1st piece of disputed Keystone XL pipeline finished

1st piece of disputed Keystone XL pipeline finished

Washington, May 26 - Neftegaz.RU. A Canadian company has built the 1st piece of the disputed Keystone XL oil sands pipeline across the US border and started work on labour camps in Montana and South Dakota. But it has not resolved a courtroom setback that would make it hard to finish the $8 billion project.

The 1,900 km pipeline from Alberta to Nebraska was stalled for much of the past decade before President Trump was elected and began trying to push it through to completion. Environmentalists and Native American tribes are bitterly opposed to the line because of worries over oil spills and that burning the fuel would make climate change worse.

Work finally started in April at the border crossing in remote northern Montana. That 1.2-mile section has now been completed except for some site reclamation activity, TC Energy spokeswoman Sara Rabern said.

The company's 3-year construction timeline was put into doubt following a May 15 ruling from a federal judge in Montana that cancelled a key permit from the US Army Corps of Engineers. The permit is needed to build the line across hundreds of streams, wetlands and other water bodies along its route.



The ruling affected all new oil and gas pipeline construction and was appealed by the Trump administration and TC Energy. The work in South Dakota began amid high tensions between South Dakota Governor and 2 Native American tribes that have been outspoken opponents of the pipeline.

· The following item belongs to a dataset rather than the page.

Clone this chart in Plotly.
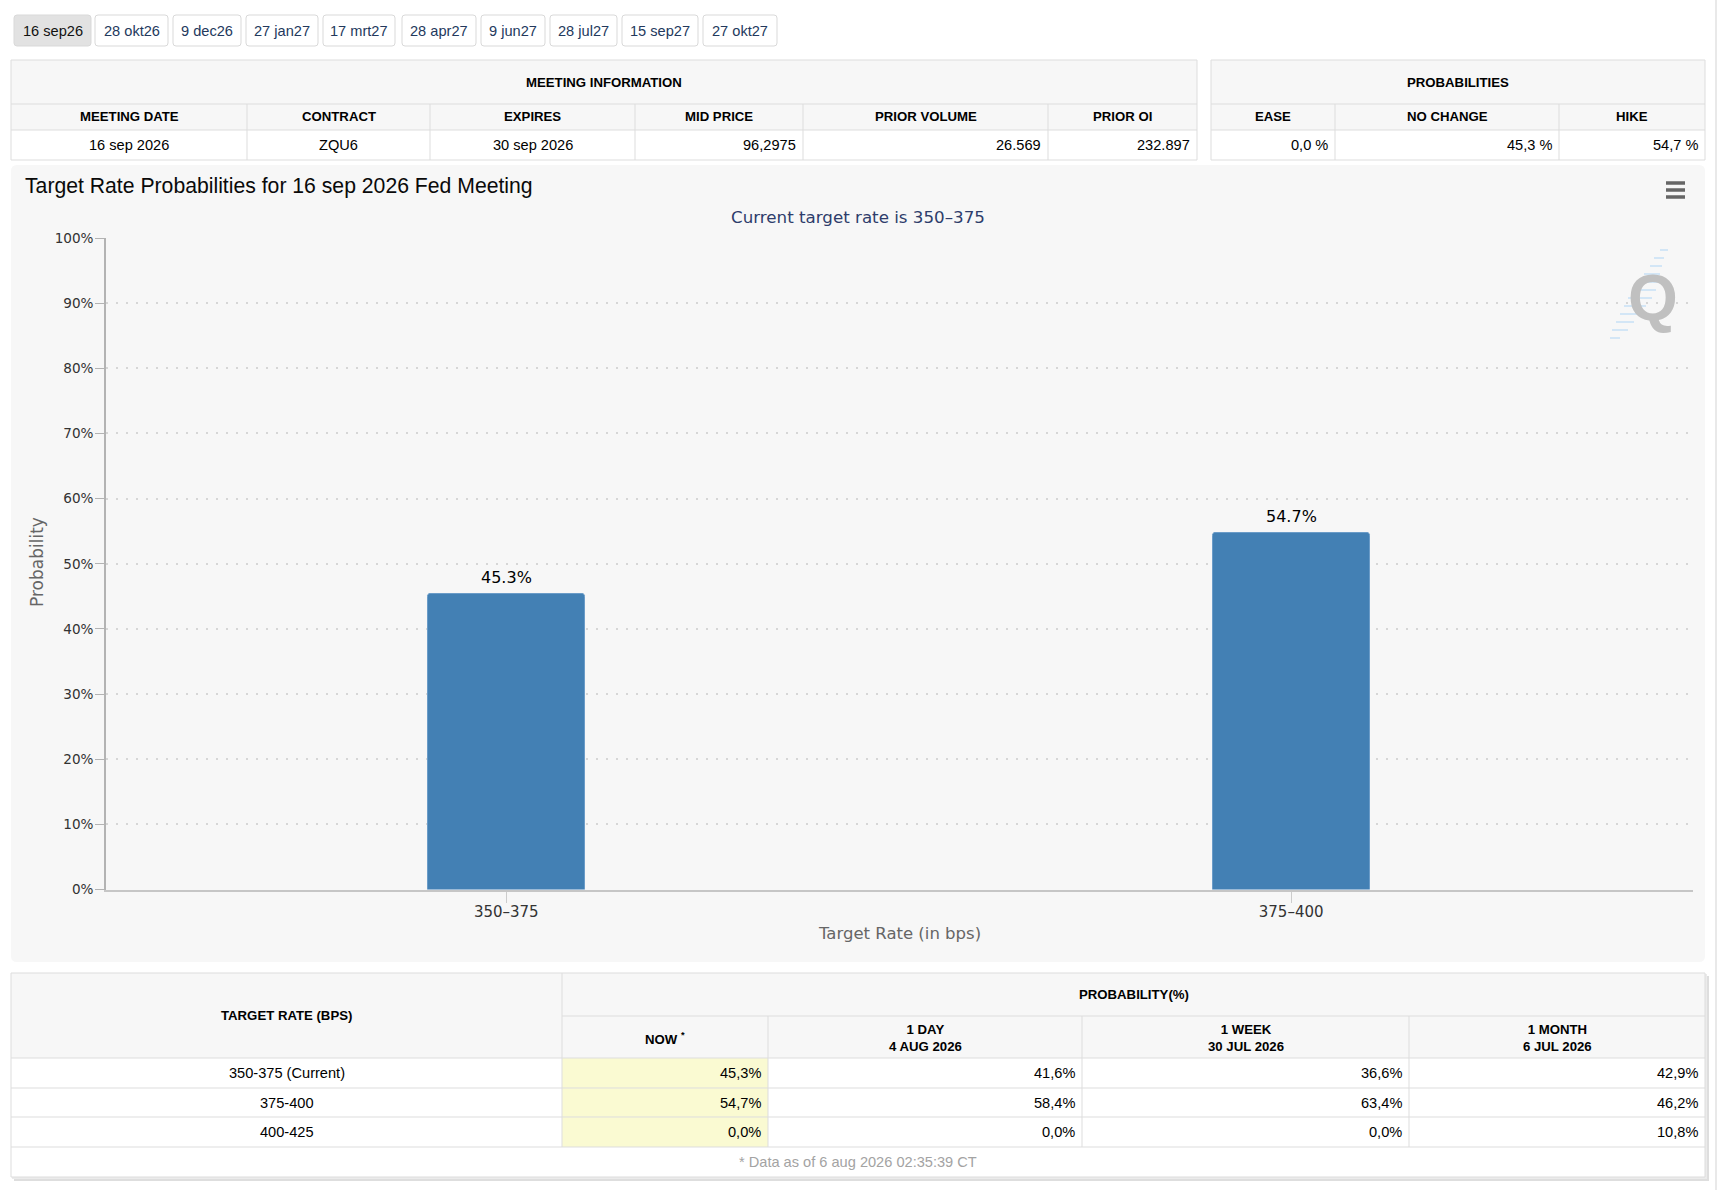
import plotly.graph_objects as go

W, H = 1722, 1190

# ---------------- data ----------------
meeting_buttons = ["16 sep26", "28 okt26", "9 dec26", "27 jan27", "17 mrt27",
                   "28 apr27", "9 jun27", "28 jul27", "15 sep27", "27 okt27"]
selected_button = 0
meeting_headers = ["MEETING DATE", "CONTRACT", "EXPIRES", "MID PRICE", "PRIOR VOLUME", "PRIOR OI"]
meeting_values = ["16 sep 2026", "ZQU6", "30 sep 2026", "96,2975", "26.569", "232.897"]
prob_headers = ["EASE", "NO CHANGE", "HIKE"]
prob_values = [0.0, 45.3, 54.7]

chart_title = "Target Rate Probabilities for 16 sep 2026 Fed Meeting"
current_rate = "350–375"
rate_bins = ["350–375", "375–400"]
prob_chart = [45.3, 54.7]

table_rates = ["350-375 (Current)", "375-400", "400-425"]
hist_headers = ["NOW <sup>*</sup>", "1 DAY<br>4 AUG 2026", "1 WEEK<br>30 JUL 2026", "1 MONTH<br>6 JUL 2026"]
prob_now = [45.3, 54.7, 0.0]
prob_1day = [41.6, 58.4, 0.0]
prob_1week = [36.6, 63.4, 0.0]
prob_1month = [42.9, 46.2, 10.8]
data_timestamp = "6 aug 2026 02:35:39 CT"

# ---------------- layout constants (pixels) ----------------
BTN_EDGES = [(14, 91), (95, 168), (173, 241), (246, 318), (323, 395),
             (402, 476), (481, 545), (550, 617), (622, 698), (703, 777)]
BTN_Y = (15, 46)
MI_COLS = [11, 247, 430, 635, 803, 1048, 1197]
PR_COLS = [1211, 1335, 1559, 1705]
TOP_ROWS = [60, 104, 130, 160]
MI_ALIGN = ["center", "center", "center", "right", "right", "right"]
BT_COLS = [11, 562, 768, 1082, 1409, 1705]
BT_ROWS = [973, 1016, 1058, 1088, 1117, 1147, 1177]
CHART_BOX = (11, 165, 1705, 962)
PLOT_X = (106, 1693)
PLOT_Y = (238, 889.5)

TABLE_FONT = "Liberation Sans, Arial, Helvetica, sans-serif"
CHART_FONT = "DejaVu Sans, Verdana, sans-serif"
BORDER = "#dddddd"
HEAD_BG = "#f7f7f7"
HEAD_SIZE = 13.2
CELL_SIZE = 14.6


def X(v):
    return v / W


def Y(v):
    return 1 - v / H


shapes = []
annotations = []


def rect(x0, y0, x1, y1, fill=None, line=None, lw=1, layer="below"):
    shapes.append(dict(type="rect", xref="paper", yref="paper",
                       x0=X(x0), x1=X(x1), y0=Y(y1), y1=Y(y0),
                       fillcolor=fill if fill else "rgba(0,0,0,0)",
                       line=dict(color=line if line else "rgba(0,0,0,0)", width=lw if line else 0),
                       layer=layer))


def rrect(x0, y0, x1, y1, r, fill, line=None, lw=1, layer="below"):
    p = (f"M {X(x0 + r)},{Y(y0)} L {X(x1 - r)},{Y(y0)} Q {X(x1)},{Y(y0)} {X(x1)},{Y(y0 + r)} "
         f"L {X(x1)},{Y(y1 - r)} Q {X(x1)},{Y(y1)} {X(x1 - r)},{Y(y1)} "
         f"L {X(x0 + r)},{Y(y1)} Q {X(x0)},{Y(y1)} {X(x0)},{Y(y1 - r)} "
         f"L {X(x0)},{Y(y0 + r)} Q {X(x0)},{Y(y0)} {X(x0 + r)},{Y(y0)} Z")
    shapes.append(dict(type="path", xref="paper", yref="paper", path=p,
                       fillcolor=fill,
                       line=dict(color=line if line else "rgba(0,0,0,0)", width=lw if line else 0),
                       layer=layer))


def hline(x0, x1, y, color=BORDER, lw=1, layer="below"):
    shapes.append(dict(type="line", xref="paper", yref="paper",
                       x0=X(x0), x1=X(x1), y0=Y(y), y1=Y(y),
                       line=dict(color=color, width=lw), layer=layer))


def vline(x, y0, y1, color=BORDER, lw=1, layer="below"):
    shapes.append(dict(type="line", xref="paper", yref="paper",
                       x0=X(x), x1=X(x), y0=Y(y0), y1=Y(y1),
                       line=dict(color=color, width=lw), layer=layer))


def text(x, y, s, size=13, color="#000000", family=TABLE_FONT, xanchor="center",
         yanchor="middle", angle=0):
    annotations.append(dict(x=X(x), y=Y(y), xref="paper", yref="paper", text=s,
                            showarrow=False, xanchor=xanchor, yanchor=yanchor,
                            textangle=angle,
                            font=dict(size=size, color=color, family=family)))


def pct(v, sep=""):
    return f"{v:.1f}".replace(".", ",") + sep + "%"


# ---------------- meeting buttons ----------------
for i, lab in enumerate(meeting_buttons):
    x0, x1 = BTN_EDGES[i]
    sel = i == selected_button
    rrect(x0, BTN_Y[0], x1, BTN_Y[1], 3,
          "#e2e2e2" if sel else "#ffffff", line="#d9d9d9", lw=1)
    text((x0 + x1) / 2, (BTN_Y[0] + BTN_Y[1]) / 2, lab, size=14.6,
         color="#111111" if sel else "#23395d")


# ---------------- top tables ----------------
def top_table(cols, title, headers, values, aligns):
    r = TOP_ROWS
    rect(cols[0], r[0], cols[-1], r[2], fill=HEAD_BG)
    rect(cols[0], r[2], cols[-1], r[3], fill="#ffffff")
    hline(cols[0], cols[-1], r[1])
    hline(cols[0], cols[-1], r[2])
    for c in cols[1:-1]:
        vline(c, r[1], r[3])
    rect(cols[0], r[0], cols[-1], r[3], line=BORDER, lw=1)
    text((cols[0] + cols[-1]) / 2, (r[0] + r[1]) / 2 + 0.5, f"<b>{title}</b>", size=HEAD_SIZE)
    for j, h in enumerate(headers):
        text((cols[j] + cols[j + 1]) / 2, (r[1] + r[2]) / 2, f"<b>{h}</b>", size=HEAD_SIZE)
        v = values[j]
        if aligns[j] == "right":
            text(cols[j + 1] - 5, (r[2] + r[3]) / 2, v, size=CELL_SIZE, xanchor="right")
        else:
            text((cols[j] + cols[j + 1]) / 2, (r[2] + r[3]) / 2, v, size=CELL_SIZE)


top_table(MI_COLS, "MEETING INFORMATION", meeting_headers, meeting_values, MI_ALIGN)
top_table(PR_COLS, "PROBABILITIES", prob_headers, [pct(v, " ") for v in prob_values],
          ["right"] * len(prob_headers))

# ---------------- chart container ----------------
rrect(*CHART_BOX, 6, "#f7f7f7")
text(23, 186, chart_title, size=21.2, color="#0a0a0a", xanchor="left",
     family="Liberation Sans, Arial, sans-serif")
text((CHART_BOX[0] + CHART_BOX[2]) / 2, 217, f"Current target rate is {current_rate}",
     size=16.7, color="#2e3d6b", family=CHART_FONT)
text(37, 562, "Probability", size=17, color="#666666", family=CHART_FONT, angle=-90)
text((PLOT_X[0] + PLOT_X[1]) / 2, 933, "Target Rate (in bps)", size=16.5, color="#666666",
     family=CHART_FONT)

# hamburger menu icon
for yy in (183, 190, 197):
    hline(1666, 1685, yy, color="#666666", lw=3.5, layer="above")

# watermark logo: light-blue streaks + Q
streaks = [(1660, 1668, 250), (1654, 1664, 258), (1650, 1662, 266), (1644, 1660, 274),
           (1638, 1658, 282), (1632, 1656, 290), (1628, 1652, 298), (1624, 1646, 306),
           (1620, 1640, 314), (1616, 1634, 322), (1612, 1628, 330), (1610, 1620, 338)]
for a, b, yy in streaks:
    hline(a, b, yy, color="#d3e6f6", lw=2, layer="above")
text(1653, 298, "<b>Q</b>", size=64, color="#c0c0c0", family="Liberation Sans, Arial, sans-serif")

# ---------------- bottom table ----------------
r = BT_ROWS
c = BT_COLS
rect(c[0] + 3, r[0] + 3, c[-1] + 4, r[-1] + 4, fill="#dedede")
rect(c[0] + 1, r[0] + 1, c[-1] + 2, r[-1] + 2, fill="#ebebeb")
rect(c[0], r[0], c[-1], r[-1], fill="#ffffff")
rect(c[0], r[0], c[-1], r[2], fill=HEAD_BG)
rect(c[1], r[2], c[2], r[5], fill="#fafad2")
hline(c[1], c[-1], r[1])
for yy in r[2:6]:
    hline(c[0], c[-1], yy)
vline(c[1], r[0], r[5])
for xx in c[2:-1]:
    vline(xx, r[1], r[5])
rect(c[0], r[0], c[-1], r[-1], line=BORDER, lw=1)

text((c[0] + c[1]) / 2, (r[0] + r[2]) / 2, "<b>TARGET RATE (BPS)</b>", size=HEAD_SIZE)
text((c[1] + c[-1]) / 2, (r[0] + r[1]) / 2, "<b>PROBABILITY(%)</b>", size=HEAD_SIZE)
for j, h in enumerate(hist_headers):
    text((c[j + 1] + c[j + 2]) / 2, (r[1] + r[2]) / 2 + 1, f"<b>{h}</b>", size=HEAD_SIZE)

series = [prob_now, prob_1day, prob_1week, prob_1month]
for i, rate in enumerate(table_rates):
    yc = (r[2 + i] + r[3 + i]) / 2
    text((c[0] + c[1]) / 2, yc, rate, size=CELL_SIZE)
    for j, s in enumerate(series):
        text(c[j + 2] - 5, yc, pct(s[i]), size=CELL_SIZE, xanchor="right")

text((c[0] + c[-1]) / 2, (r[5] + r[6]) / 2, f"* Data as of {data_timestamp}", size=CELL_SIZE,
     color="#a3a3a3")

# page scrollbar edge
vline(1716, 0, H, color="#e2e2e2", lw=1.5, layer="above")

# ---------------- bar chart ----------------
fig = go.Figure()
fig.add_trace(go.Bar(
    x=rate_bins, y=prob_chart, width=0.2,
    marker=dict(color="#4380b4", line=dict(color="#6b9cc8", width=1), cornerradius=3),
    hoverinfo="x+y", showlegend=False,
))

for cat, val in zip(rate_bins, prob_chart):
    annotations.append(dict(x=cat, y=val, xref="x", yref="y", text=f"{val:.1f}%",
                            showarrow=False, yanchor="middle", yshift=17,
                            font=dict(size=16, color="#000000", family=CHART_FONT)))

fig.update_layout(
    template="none",
    width=W, height=H, autosize=False,
    margin=dict(l=0, r=0, t=0, b=0, pad=0, autoexpand=False),
    paper_bgcolor="#ffffff",
    plot_bgcolor="rgba(0,0,0,0)",
    shapes=shapes,
    annotations=annotations,
    bargap=0,
    showlegend=False,
    xaxis=dict(
        domain=[X(PLOT_X[0]), X(PLOT_X[1])],
        type="category", automargin=False,
        range=[-0.51, 1.512],
        showline=True, linecolor="#c6c6c6", linewidth=2,
        ticks="outside", ticklen=11, tickcolor="#cccccc", tickwidth=1,
        ticklabelstandoff=-4,
        tickfont=dict(family=CHART_FONT, size=15, color="#333333"),
        showgrid=False, zeroline=False, fixedrange=True,
    ),
    yaxis=dict(
        domain=[Y(PLOT_Y[1]), Y(PLOT_Y[0])], automargin=False,
        range=[0, 100], dtick=10, ticksuffix="%",
        showline=True, linecolor="#b3b3b3", linewidth=1.5,
        ticks="outside", ticklen=9, tickcolor="#b3b3b3", tickwidth=1,
        ticklabelstandoff=-1,
        tickfont=dict(family=CHART_FONT, size=13.6, color="#333333"),
        showgrid=True, gridcolor="#d6d6d6", gridwidth=2, griddash="2px,8px",
        zeroline=False, fixedrange=True,
    ),
)

fig.write_html(
    "out.html", config={"displayModeBar": False},
    post_script=(
        "var d=document.documentElement,b=document.body;"
        "d.style.margin='0';d.style.padding='0';d.style.overflow='hidden';d.style.height='1190px';"
        "b.style.margin='0';b.style.padding='0';b.style.overflow='hidden';b.style.height='1190px';"
    ),
)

The governor is trying to force 2 tribes - the Cheyenne River Sioux Tribes and the Oglala Sioux Tribe - to remove coronavirus checkpoints they have set up on federal and state highways in an attempt to keep infections away from their reservations. The highways that the Cheyenne River Sioux Tribes are monitoring connect to several potential construction sites of the proposed pipeline route, which skirts tribal lands.

Members of several tribes in Montana and North Dakota traveled to the border crossing for a small protest against the pipeline earlier this month.
Large protests against Keystone XL had been anticipated following the months-long protests, sometimes violent, against another oil pipeline project several years ago near the Standing Rock Sioux Reservation on the North Dakota-South Dakota state line.